Dr Blake Palmer, who would later chair major inquiries into illegal drug use in New Zealand (including LSD), suggested local psychiatrists, however, were eyeing it up as a useful tool in therapy. A colleague added, “It is unlikely any ordinary person would be able to gain access easily to such a drug in New Zealand.”

In the USA, misuse of legal LSD was skyrocketing. Auckland folk singer Bryce Peterson was among a handful of locals to privately experiment with it. He’d write a song about his experience, memorably entitled Slightly-Delic. Recorded with his band House of Nimrod, it remains a rare classic of Kiwi psychedelic pop.

By 1964, ‘acid tests’ in therapeutic settings were commonplace in New Zealand. Records show psychiatrists were administering ampoules of Delysid, provided free by Swiss manufacturer Sandoz, to scores of consenting patients. The drug appears to have been in common use across Dunedin – at Cherry Farm, in the psychiatric department at Waikari Hospital and at Ashburn Hall.

The global criminalisation of LSD both demonised the drug and ended this research phase. In May 1966, Sandoz announced it would no longer supply the drug globally because of “misuse by teenagers and beatniks”. The local branch of the Royal Australian and New Zealand College of Psychiatrists complained that “the drug had been found useful and that it was desirable that supplies be continued”.
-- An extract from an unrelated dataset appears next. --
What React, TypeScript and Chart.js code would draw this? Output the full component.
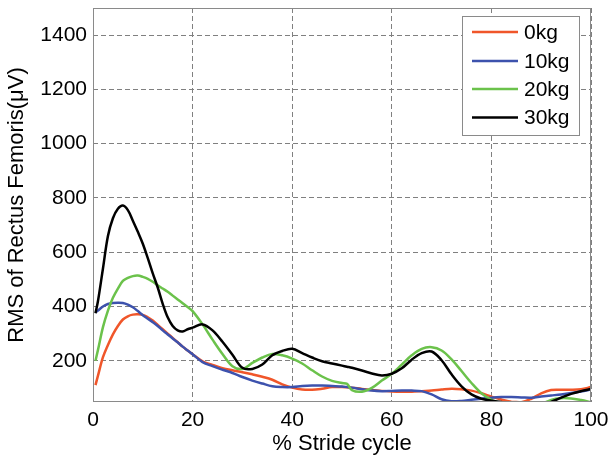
import React, { useEffect, useRef } from "react";
import { Chart, registerables } from "chart.js";

Chart.register(...registerables);

const xs = [0.5, 1, 2, 3, 4, 5, 6, 7, 8, 9, 10, 11, 12, 13, 14, 15, 16, 17, 18, 19, 20,
  22, 24, 26, 28, 30, 32, 34, 36, 38, 40, 42, 44, 46, 48, 50,
  51,
  52, 54, 56, 58, 60, 62, 64, 66, 68, 70, 72, 74, 76, 78, 80, 82, 84, 86, 88, 90, 92, 94, 96, 98, 100];

const kg0 = [110, 145, 213, 258, 297, 328, 352, 364, 370, 371, 369, 360, 348, 332, 316, 300, 284, 268, 252, 238, 224,
  198, 185, 173, 165, 158, 150, 141, 130, 113, 101, 94, 93, 97, 103, 103,
  102,
  101, 96, 92, 89, 87, 86, 86, 88, 90, 94, 97, 95, 90, 80, 68, 57, 49, 47, 60, 80, 92, 93, 93, 95, 103];

const kg10 = [378, 385, 400, 409, 413, 414, 413, 407, 397, 383, 368, 355, 342, 328, 312, 297, 282, 268, 252, 238, 224,
  195, 180, 167, 155, 140, 127, 116, 106, 103, 103, 107, 109, 109, 107, 105,
  103,
  101, 95, 90, 88, 89, 90, 90, 88, 76, 58, 51, 52, 56, 60, 64, 66, 66, 65, 64, 68, 72, 76, 81, 87, 94];

const kg20 = [200, 240, 324, 385, 432, 466, 494, 505, 512, 514, 509, 502, 491, 478, 466, 454, 440, 426, 412, 398, 383,
  334, 278, 225, 180, 170, 192, 212, 225, 220, 208, 190, 165, 142, 126, 118,
  115,
  92, 86, 100, 127, 152, 186, 220, 244, 250, 238, 205, 162, 118, 80, 56, 44, 35, 30, 30, 40, 56, 62, 61, 55, 47];

const kg30 = [375, 420, 540, 660, 725, 760, 772, 755, 716, 675, 631, 578, 522, 470, 410, 360, 328, 312, 308, 316, 322,
  334, 312, 270, 222, 174, 170, 186, 220, 236, 244, 228, 212, 198, 190, 182,
  178,
  174, 164, 153, 146, 152, 172, 204, 228, 234, 202, 150, 106, 76, 60, 53, 48, 42, 32, 28, 32, 48, 64, 78, 88, 96];

const seriesNames = ["0kg", "10kg", "20kg", "30kg"];
const seriesValues = [kg0, kg10, kg20, kg30];
const seriesColors = ["#F0562A", "#3D52AD", "#6BC24B", "#000000"];

const xTicks = [0, 20, 40, 60, 80, 100];
const yTicks = [200, 400, 600, 800, 1000, 1200, 1400];

const FONT = "'Liberation Sans', Arial, sans-serif";

const framePlugin = {
  id: "frameLegend",
  afterDraw(chart: any) {
    const { ctx, chartArea } = chart;
    const { left, top, right, bottom } = chartArea;
    ctx.save();
    ctx.strokeStyle = "#8a8a8a";
    ctx.lineWidth = 1;
    ctx.setLineDash([]);
    ctx.strokeRect(Math.round(left) + 0.5, Math.round(top) + 0.5, Math.round(right - left) - 1, Math.round(bottom - top) - 1);

    // legend
    const bx = 462.5, by = 16.5, bw = 117, bh = 119;
    ctx.fillStyle = "#ffffff";
    ctx.fillRect(bx, by, bw, bh);
    ctx.strokeStyle = "#8a8a8a";
    ctx.strokeRect(bx, by, bw, bh);
    const rows = [32, 61, 89, 117.5];
    chart.data.datasets.forEach((ds: any, i: number) => {
      const y = rows[i];
      ctx.strokeStyle = ds.borderColor;
      ctx.lineWidth = 2.5;
      ctx.beginPath();
      ctx.moveTo(472, y);
      ctx.lineTo(518, y);
      ctx.stroke();
      ctx.fillStyle = "#000";
      ctx.font = `21px ${FONT}`;
      ctx.textBaseline = "middle";
      ctx.textAlign = "left";
      ctx.fillText(ds.label, 524, y + 1);
    });
    ctx.restore();
  },
};

export default function App() {
  const ref = useRef<HTMLCanvasElement | null>(null);
  useEffect(() => {
    if (!ref.current) return;
    const datasets = seriesNames.map((name, i) => ({
      label: name,
      data: xs.map((x, j) => ({ x, y: seriesValues[i][j] })),
      borderColor: seriesColors[i],
      backgroundColor: seriesColors[i],
      borderWidth: 2.5,
      pointRadius: 0,
      tension: 0.35,
      fill: false,
      order: 3 - i,
    }));
    const chart = new Chart(ref.current, {
      type: "line",
      data: { datasets },
      options: {
        animation: false,
        responsive: false,
        devicePixelRatio: 1,
        layout: { padding: { top: 8, right: 18, left: 0, bottom: 0 } },
        plugins: { legend: { display: false }, tooltip: { enabled: false } },
        scales: {
          x: {
            type: "linear",
            min: 0,
            max: 100,
            afterBuildTicks: (s: any) => { s.ticks = xTicks.map((v) => ({ value: v })); },
            afterFit: (s: any) => { s.height = 57; s.paddingLeft = 0; s.paddingRight = 0; },
            ticks: { color: "#000", font: { family: FONT, size: 21 }, padding: 6, maxRotation: 0, callback: (v: any) => String(v) },
            grid: { color: "#808080", drawTicks: false, lineWidth: 1 },
            border: { display: false, dash: [5, 3] },
            title: { display: true, text: "% Stride cycle", color: "#000", font: { family: FONT, size: 22 }, padding: { top: 0, bottom: 2 } },
          },
          y: {
            type: "linear",
            min: 48,
            max: 1500,
            afterBuildTicks: (s: any) => { s.ticks = yTicks.map((v) => ({ value: v })); },
            afterFit: (s: any) => { s.width = 93; s.paddingTop = 0; s.paddingBottom = 0; },
            ticks: { color: "#000", font: { family: FONT, size: 21 }, padding: 6, callback: (v: any) => String(v) },
            grid: { color: "#808080", drawTicks: false, lineWidth: 1 },
            border: { display: false, dash: [5, 3] },
            title: { display: true, text: "RMS of Rectus Femoris(μV)", color: "#000", font: { family: FONT, size: 22 }, padding: { top: 4, bottom: 0 } },
          },
        },
      },
      plugins: [framePlugin],
    });
    return () => chart.destroy();
  }, []);
  return (
    <div style={{ position: "fixed", left: 0, top: 0, width: 609, height: 459, background: "#fff" }}>
      <canvas ref={ref} width={609} height={459} style={{ display: "block" }} />
    </div>
  );
}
But only under therapeutic supervision. An unnamed Dunedin psychiatrist, said to have been using LSD in conjunction with psychotherapy, commented, “It would be deplorable if the availability of drugs is dictated by delinquents and hooligans.”

In October 1966, the New Zealand Medical Journal issued the first dispatch from the frontlines of the legal Kiwi ‘acid tests’. Dr David Livingstone’s article ‘Some Observations on the Usefulness of Lysergic Acid in Psychiatry’ showed that, over two years, this Christchurch psychiatrist had administered LSD to 55 consenting patients in 131 closely supervised sessions, each lasting up to eight hours.

In colourful language, Livingstone noted how LSD had attracted “fascinated curiosity, fearful repugnance, reasonable healthy scepticism, and the tender hope of acclaiming an instrument which may make for a major breakthrough in understanding and treating mental and personality disorders”.

He praised “the penetratively healing properties of this psychedelic drug ... an agent of major therapeutic capability, facilitating personality change, and of help in resolving those disorders of the mind and personality which are deep rooted in the life experience of the human being”.

At the same time, he underlined the need to restrict its use to therapeutic settings, warning of the “life threatening personality disintegrating propensities in the hands of unskilled experimenters”, likening it to “making hand grenades available to delinquent youths”.

The article indicates that Livingstone’s sessions at Calvary Private Hospital in Christchurch chiefly involved 100 micrograms of LSD, a relatively small dose. He was prepared for panic attacks, with a cocktail of barbiturates and even methamphetamine on hand to calm participants down.

Within a few months of the government’s decision to ban LSD, a local psychiatrist said the drug was still available for limited study, but its use in therapeutic settings was tailing off. By this time, headlines were telling of suicides, murders and all kinds of dangerous activity linked to the substance.

Half a century on, research shows that the “life threatening personality disintegrating propensities” described by Dr Livingstone were restricted to a relatively small percentage of LSD users.

And as the New York Times reported recently, increasing numbers of scientists are meanwhile revisiting lysergic acid, half a century after its spectacular international fall from grace.

“They are studying hallucinogens’ potential to help smokers kick the habit, to undo addictions to drugs and alcohol, to cope with cluster headaches and depression and to deal with obsessive-compulsive and post-traumatic stress disorders,” the newspaper said.

How long will it be before New Zealand researchers join those in renowned institutes including those in New York, Los Angeles, Zurich and London?